The City of Oakland is asking the U.S. Supreme Court to review its antitrust challenge over the relocation of the National Football League’s Raiders to Las Vegas, alleging that it is a victim of an NFL “cartel.”
The city is challenging the ruling of the U.S. Court of Appeals for the Ninth Circuit that it lacks antitrust standing because of the indirectness of its injuries, the speculative measure of harm, and the difficulty in calculating damages.
If the high court were to reinstate the case, the NFL could face a tough fight, attorney Jeffrey Kessler, a partner with Winston & Strawn LLP in New York told Bloomberg Law. Kessler’s practice includes antitrust and sports law.
“Standing is the league’s best defense,” Kessler said. “The NFL has great trouble on issues of basic liability for restricting the number of teams, so its best defense is to avoid those issues and say the city can’t show it was injured,” he said.
“If the Supreme Court reverses, the league could well be looking at a jury trial to determine whether the city has alleged non-speculative injuries,” Kessler said.
Although the Ninth Circuit deemed the claims speculative, the same could have been said about claims filed by St. Louis over the Rams’ move to Los Angeles, Kessler said. That case was resolved when the NFL and Rams owner Stan Kroenke agreed in November 2021 to pay the city $790 million.
“From an antitrust perspective, the National Football League is an unambiguous cartel,” Oakland said in its petition for a writ of certiorari to the Supreme Court. The NFL’s rules allow it to accept “outsized contributions” from cities that want to host a team, including public financing for luxurious stadiums, the city said.
The Raiders were based in Oakland from the creation of the franchise in 1960 until 1982 and again from 1994 to 2019. In 2017, the team announced their intention to relocate to Las Vegas drawing a lawsuit from Oakland.
The city sued the NFL for millions of dollars in financial losses, alleging violations of federal antitrust laws.
In December, the Ninth Circuit refused to revive the lawsuit, finding the city failed to show evidence of a group boycott by the NFL and its 32 member teams.
Oakland in the petition, docketed Monday, said it went to “extraordinary efforts to keep the Raiders from leaving,” but ultimately couldn’t match the $750 million Las Vegas offered the team. When the city was “unable to meet the cartel’s demands,” the NFL moved the Raiders to Las Vegas, Oakland said.

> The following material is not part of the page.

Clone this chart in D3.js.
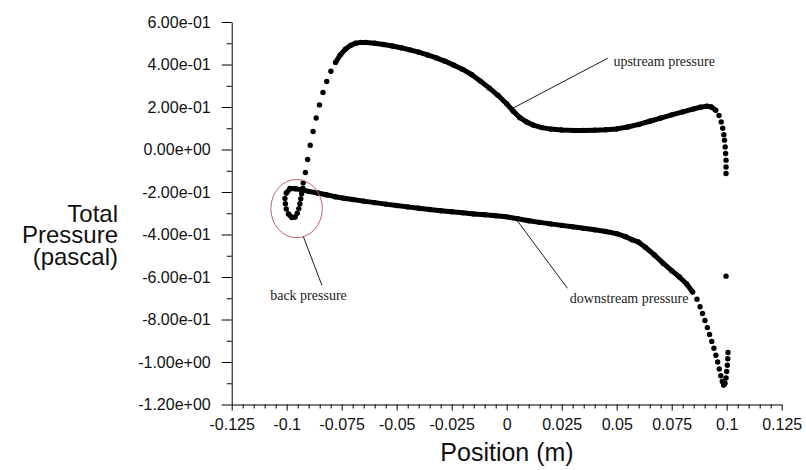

The city asked the justices to review how courts have applied the ruling in Lexmark International Inc. v. Static Control Components Inc.
“May a court deny a plaintiff with an antitrust injury proximately caused by a defendant’s antitrust violation a Clayton Act cause of action based on a multifactor, prudential balancing test of ‘antitrust standing,’” the petition asks.
The city alleges that the decision to move the team, and to deny Oakland a new expansion franchise, constituted a group boycott.
Oakland also asserts that limiting the number of NFL franchises drove up the price of hosting a team “far beyond the marginal costs of operating an NFL team and far beyond the price that would be found in a competitive marketplace.”
The city alleges the Raiders paid the other NFL clubs $378 million for voting “yes” on the Las Vegas relocation.
Goldstein & Russell PC, Pearson, Simon & Warshaw LLP and Berg & Androphy represent the city.
The case is City of Oakland v. Oakland Raiders, U.S., No. 21-1243, 3/14/22.